Revue du MAUSS, sayı: 20,
Sonbahar 2002
[1] Bu makaledeki birçok alıntı, Nisan 2002’de Fayard tarafından La Grand désillusion başlığı altında basılan Globalization and its Discontents’in (kötü) tercümesinden çıkarılmıştır.
[2] 1995’te, devlet “gücün dostları”na ait özel bankalardan fonlar aldı; bu fonlar kamu girişim faaaliyetlerinin ipoteğiyle sağlandı; böylece, hükümetin bu borcu ödeyemeyeceğini bildirmesi “dostlar”ın bu kamu girişimlerini ele geçirmeleri için yeterli olacaktı. “Görüstüğümüz Rus yöneticilerin çoğu yetkin bir pazar ekonomisi yaratmaktan ziyade bireysel zenginleşmeleriyle ilgileniyordu” diyor Stiglitz (s. 223).

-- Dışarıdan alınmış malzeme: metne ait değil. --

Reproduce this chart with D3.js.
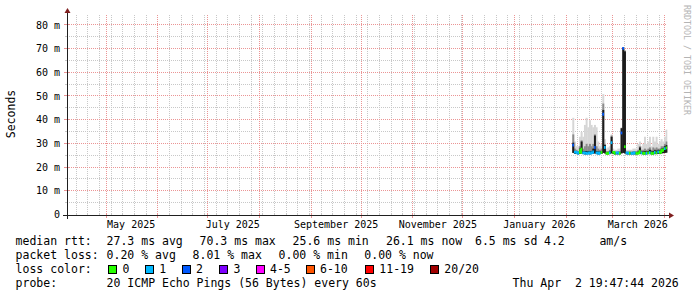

[3] İki tane alıntı: “En yüksek Çinli idarecilerin Ağustos ayındaki yıllık inzivalarına davet edilen nadir yabancılardan biriydim” (s. 129); “Benimle hemfikir olan ve gerçek bir pazar ekonomisi kurmaya çalışan Ruslar (...) bunun için bana sürekli teşekkür ettiler” (s. 207).
[4] Dünya Bankası’na karşı yine de hoşgörülü...
[5] Bu alıntının gösterdiği gibi : “Birleştiğimiz Rus yöneticilerin çoğu yetkin bir pazar ekonomisi yaratmaktan ziyade bireysel zenginleşmeleriyle ilgileniyordu” (s. 233); bir yandan “iyi” bir pazar ekonomisi ve diğer yandan sadece “kendileri zengin olmayı” kollayan “kötü” kazançlılar olmalı!
[6] Kitap, kendisine “bilinç ve aklı” öğretmiş olan ailesine ithaf edilmiştir.
[7] Bu açıdan bkz.: G. Duménil ve D. Lévy’nin Crise et sortie de crise. Ordre et désordre néo-libéraux. PUF, 2000.
[8] “Globalism’s Discontents”, American Prospect, 14 Ocak 2002.